In a previous article (see The 4 Secrets of Social Commerce From the Head of Social Selling at LinkedIn), I interviewed Mike Derezin, VP of LinkedIn Sales Solutions. Given the incredible insights he shared, I went back again and talked to Mike about what you should be doing to attract your ideal customer on LinkedIn.
Step 1: Find The Right People via More Intelligent Search
"Most people think of LinkedIn as a recruiting tool" says Mike Derezin, "and while that's been an incredible part of our growth story, the another key opportunity for most businesses is the social selling aspect of LinkedIn. And that starts with right search." You might be interested to know that LinkedIn processes around nine billion searches per year or around 750 million per month.
Seems obvious enough, but the highest ROI of your time starts with knowing who you should be talking to. If you know the name of a person you want to do business with and you do a Google search, more often than not you'll find their LinkedIn profile where you can get all kinds of insights about that person. "Finding common ground is one of the most powerful ways to connect with people" explains Mr. Derezin. "I have many stories of deals getting done because a salesperson took the time to research and discover interests outside of their top prospects job function. Let's say you are a soccer coach, for example in your off time. You can connect with someone else who's also a soccer coach and you then have a shared experience that can serves as a great foundation."
And within LinkedIn, you can do advanced searches around: (1) Geography so that you can pinpoint physical locations where you'd like to focus your efforts, (2) Industry so that you are focused on the right companies interested in what you have to offer, (3) Titles so that you are connecting with the right level, (4) Keywords to get really specific around what you're looking for, and several other attributes. When you use Sales Navigator (the paid version of LinkedIn for sales professionals) you can go even deeper with things like Look Alike Leads--as the average sales has more than five decision makers to influence.
Step 2: Build a Strong Profile
One of the biggest mistakes salespeople make is treating their LinkedIn profile like an online resume (even when they ARE looking for a job). Having a list of your accomplishments is an out-dated concept and you need to up your game. Ask yourself what your ideal prospect is looking for? What specific keywords would they use to look for someone who solves the problem you and your company solve? Then update your profile so that it speaks directly to your superpower.
"Your LinkedIn profile should not be a laundry list of your accomplishments," advises Mr. Derezin. "Instead, it should be a powerful statement about who you are and what problems you solve." Exactly. If you are a real-estate agent, why should I hire you versus every other agent out there? If you are a lawyer, what can I count on from you to ensure the outcomes I seek? If you are a coach, how will you empower me to breakthrough and reach any goal I set for myself? I don't care how many clients you have, how much revenue you've secured, or which companies you've worked for. What I DO care about is what you can do for me and how you add more value to my business.
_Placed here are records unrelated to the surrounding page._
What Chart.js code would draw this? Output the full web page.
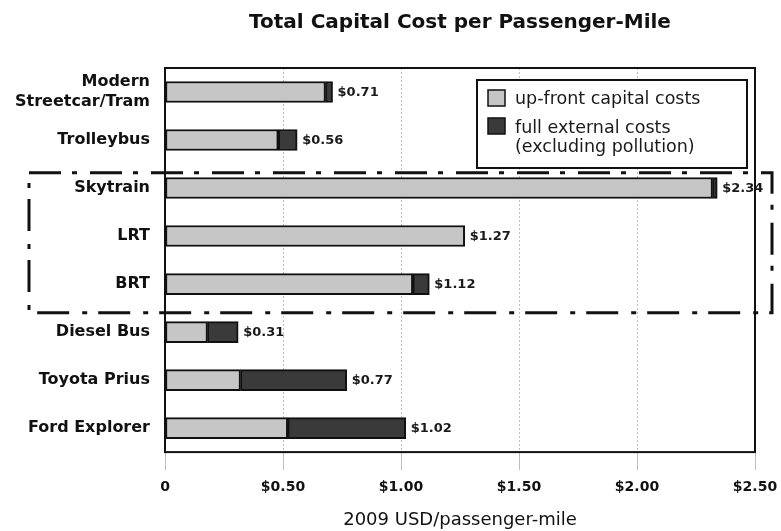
<!DOCTYPE html>
<html>
<head>
<meta charset="utf-8">
<script src="https://cdn.jsdelivr.net/npm/chart.js@4"></script>
<style>
  html, body { margin: 0; padding: 0; background: #fff; }
  #wrap { width: 781px; height: 531px; }
</style>
</head>
<body>
<div id="wrap"><canvas id="costChart"></canvas></div>
<script>
// categories, top to bottom
const modes = [
  ["Modern", "Streetcar/Tram"],
  "Trolleybus",
  "Skytrain",
  "LRT",
  "BRT",
  "Diesel Bus",
  "Toyota Prius",
  "Ford Explorer"
];
// USD per passenger-mile
const upFront = [0.68, 0.48, 2.32, 1.27, 1.05, 0.18, 0.32, 0.52];
const external = [0.03, 0.08, 0.02, 0.00, 0.07, 0.13, 0.45, 0.50];
const totalLabels = ["$0.71", "$0.56", "$2.34", "$1.27", "$1.12", "$0.31", "$0.77", "$1.02"];
const tickValues = [0, 0.5, 1, 1.5, 2, 2.5];
const tickLabels = ["0", "$0.50", "$1.00", "$1.50", "$2.00", "$2.50"];

const FONT = "'DejaVu Sans', Verdana, sans-serif";

// frame, dash-dot highlight box, value labels, legend box
const extras = {
  id: "extras",
  afterDatasetsDraw(chart) {
    const { ctx, chartArea: a, scales } = chart;
    const x = scales.x, y = scales.y;
    ctx.save();

    // value labels at bar ends
    ctx.font = "bold 13px " + FONT;
    ctx.fillStyle = "#1a1a1a";
    ctx.textBaseline = "middle";
    ctx.textAlign = "left";
    modes.forEach((m, i) => {
      const tot = upFront[i] + external[i];
      ctx.fillText(totalLabels[i], x.getPixelForValue(tot) + 5, y.getPixelForValue(i) + 1);
    });

    // plot frame
    ctx.strokeStyle = "#111";
    ctx.lineWidth = 2;
    ctx.strokeRect(a.left, a.top, a.right - a.left, a.bottom - a.top);

    // dash-dot box around rail rapid transit
    const top = y.getPixelForValue(1.68);
    const bot = y.getPixelForValue(4.6);
    ctx.lineWidth = 3;
    ctx.setLineDash([32, 11, 5, 13]);
    ctx.strokeRect(29, top, a.right + 17 - 29, bot - top);
    ctx.setLineDash([]);

    // legend
    const lx = a.right - 278, ly = a.top + 12, lw = 270, lh = 88;
    ctx.fillStyle = "#fff";
    ctx.fillRect(lx, ly, lw, lh);
    ctx.lineWidth = 2;
    ctx.strokeStyle = "#111";
    ctx.strokeRect(lx, ly, lw, lh);
    const ds = chart.data.datasets;
    ctx.lineWidth = 1.5;
    [ly + 18, ly + 46].forEach((sy, k) => {
      ctx.fillStyle = ds[k].backgroundColor;
      ctx.fillRect(lx + 11, sy - 8, 17, 16);
      ctx.strokeRect(lx + 11, sy - 8, 17, 16);
    });
    ctx.font = "17.5px " + FONT;
    ctx.fillStyle = "#1a1a1a";
    ctx.fillText("up-front capital costs", lx + 38, ly + 19);
    ctx.fillText("full external costs", lx + 38, ly + 48);
    ctx.fillText("(excluding pollution)", lx + 38, ly + 67);

    ctx.restore();
  }
};

new Chart(document.getElementById("costChart"), {
  type: "bar",
  data: {
    labels: modes,
    datasets: [
      {
        label: "up-front capital costs",
        data: upFront,
        backgroundColor: "#c6c6c6",
        borderColor: "#111",
        borderWidth: 2,
        borderSkipped: false
      },
      {
        label: "full external costs (excluding pollution)",
        data: external,
        backgroundColor: "#3a3a3a",
        borderColor: "#111",
        borderWidth: 2,
        borderSkipped: false
      }
    ]
  },
  options: {
    indexAxis: "y",
    responsive: true,
    maintainAspectRatio: false,
    animation: false,
    barThickness: 21,
    layout: { padding: { top: 0, right: 26, bottom: 0, left: 0 } },
    plugins: {
      legend: { display: false },
      tooltip: { enabled: false },
      title: {
        display: true,
        fullSize: false,
        text: "Total Capital Cost per Passenger-Mile",
        color: "#111",
        font: { family: FONT, size: 20, weight: "bold" },
        padding: { top: 11, bottom: 33 }
      }
    },
    scales: {
      x: {
        stacked: true,
        min: 0,
        max: 2.5,
        afterBuildTicks(s) { s.ticks = tickValues.map(v => ({ value: v })); },
        afterFit(s) { s.paddingLeft = 0; s.paddingRight = 0; },
        grid: {
          color: "#bdbdbd",
          lineWidth: 1,
          tickLength: 18,
          drawOnChartArea: true
        },
        border: { display: false, dash: [2, 2] },
        ticks: {
          color: "#111",
          font: { family: FONT, size: 14, weight: "bold" },
          padding: 8.5,
          maxRotation: 0,
          callback: (v) => tickLabels[tickValues.indexOf(v)]
        },
        title: {
          display: true,
          text: "2009 USD/passenger-mile",
          color: "#111",
          font: { family: FONT, size: 18 },
          padding: { top: 5.5, bottom: 0 }
        }
      },
      y: {
        stacked: true,
        grid: { display: false },
        border: { display: false },
        afterFit(s) { s.width = 165; s.paddingTop = 0; s.paddingBottom = 0; },
        ticks: {
          color: "#111",
          font: { family: FONT, size: 16, weight: "bold", lineHeight: 1.25 },
          padding: 7
        }
      }
    }
  },
  plugins: [extras]
});
</script>
</body>
</html>
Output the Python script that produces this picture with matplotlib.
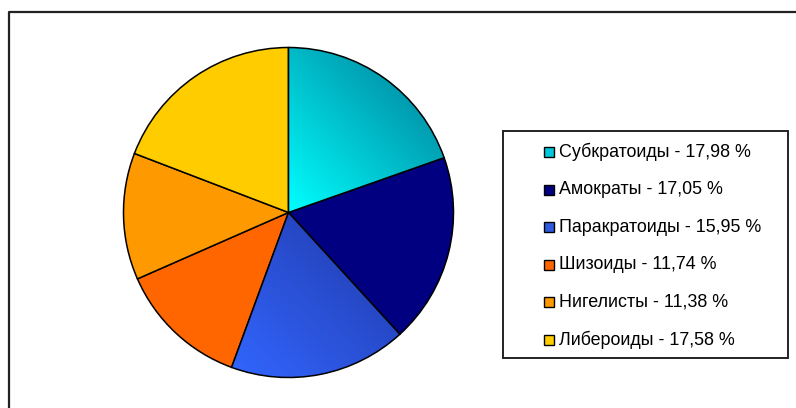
import numpy as np
import matplotlib
matplotlib.use('Agg')
from matplotlib import pyplot as plt
from matplotlib.patches import Rectangle

plt.rcParams['font.family'] = ['Liberation Sans', 'DejaVu Sans']

labels = ['Субкратоиды', 'Амократы', 'Паракратоиды', 'Шизоиды', 'Нигелисты', 'Либероиды']
values = [17.98, 17.05, 15.95, 11.74, 11.38, 17.58]
colors = ['#00d8e8', '#000080', '#3366ee', '#ff6600', '#ff9900', '#ffcc00']
# gradients (light, dark) for slices that have them
grads = {0: ((0, 255, 255), (0, 118, 145)), 2: ((50, 102, 255), (32, 55, 165))}

W, H = 796, 408
fig = plt.figure(figsize=(W / 100, H / 100), dpi=100)
ax = fig.add_axes([0, 0, 1, 1])

cx, cy, r = 288.5, H - 212.5, 165
wedges, _ = ax.pie(values, colors=colors, startangle=90, counterclock=False,
                   center=(cx, cy), radius=r, frame=True,
                   wedgeprops=dict(edgecolor='black', linewidth=1.1))

# gradient fill for some slices
for i, (c1, c2) in grads.items():
    w = wedges[i]
    bb = w.get_path().get_extents(w.get_transform())
    inv = ax.transData.inverted()
    (x0, y0), (x1, y1) = inv.transform([[bb.x0, bb.y0], [bb.x1, bb.y1]])
    n = 200
    u, v = np.meshgrid(np.linspace(0, 1, n), np.linspace(0, 1, n))
    t = (u + v) / 2
    img = np.zeros((n, n, 3))
    for k in range(3):
        img[..., k] = (c1[k] + (c2[k] - c1[k]) * t) / 255
    im = ax.imshow(img, extent=(x0, x1, y0, y1), origin='lower', zorder=w.get_zorder() + 0.1,
                   interpolation='bilinear')
    im.set_clip_path(w)
    w.set_facecolor('none')
    w.set_zorder(w.get_zorder() + 0.2)

ax.set_xlim(0, W)
ax.set_ylim(0, H)
ax.set_aspect('auto')
ax.axis('off')

# outer chart frame (only top and left visible)
ax.plot([8.5, 8.5, W + 5], [-5, H - 11.5, H - 11.5], color='#222222', lw=1.6, clip_on=False)

# legend
ax.add_patch(Rectangle((503, H - 358), 285, 227, facecolor='white', edgecolor='#222222', lw=1.4))
row0, step = 152, 37.5
sq_cols = ['#00c8dc', '#000080', '#2f5ae0', '#ff6600', '#ff9900', '#ffcc00']
for i, (lab, val) in enumerate(zip(labels, values)):
    yy = H - (row0 + i * step)
    ax.add_patch(Rectangle((544, yy - 5), 10, 10, facecolor=sq_cols[i], edgecolor='black', lw=1))
    ax.text(559, yy, f'{lab} - {val:.2f} %'.replace('.', ','), fontsize=12.9,
            va='center', ha='left', color='black')

fig.savefig('out.png', dpi=100)
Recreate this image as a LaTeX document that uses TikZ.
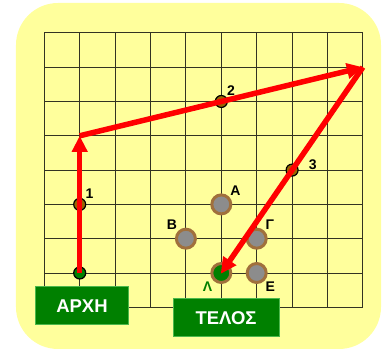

Do that and you're sure to stand out from everyone else in your field.
Step 3: Share More and Sell Less
This one is a bit counter-intuitive, so let me explain. Imagine you're sitting at your desk and the phone rings. Out of force of habit, you accidentally answer the phone before checking Caller ID. Immediately the person on the other end of the line launches into a sales pitch. At this moment, all you are thinking is "How quickly can I hang up on this person and get back to what I was doing?"
When you constantly try to sell on LinkedIn, you seem like a pushy used car salesman trying to close a deal--so don't do it. Instead, take some time to really think about what you client wants (not from you, but from anyone). What they truly want is an expert who can help guide them through their (buyer's) journey.
"Rather than jump right into selling your product or service, take some time to curate really great content that your ideal customer is interested in" explains
Mr. Derezin. "You can start really simple by identifying an article that you think is insightful and publish it to your network with a one sentence description of why you think it's important. This will help you add real value and begin to attract the people you want to connect with on LinkedIn."
And, of course, if you are really passionate about a particular subject, you always have the option of publishing a long form post on LinkedIn. The more you share, the more value you add and the more likely you are to attract your ideal customers.
Don't Hesitate--Get in the Game!
A final word of advice from Nike, "Just Do It!" It's easy to get overwhelmed by all the cool things you can be doing on LinkedIn, so most people end up doing little to nothing. One of my favorite quotes from Tony Robbins is, "Knowledge isn't power; it's potential power. Execution trumps knowledge any day of the week." You have the knowledge, but if you do nothing with it then you're not putting the power of LinkedIn to work for you and your business.
Schedule just 30 minutes a week to implement what you just learned and track the incredible growth of your business. You're almost through the first quarter of 2016. If your sales aren't where you want them to be, it's not too late to change the trajectory of where you are today and finish strong. So I'll ask another favorite Tony Robbins question, "When would NOW be a good time to get started?"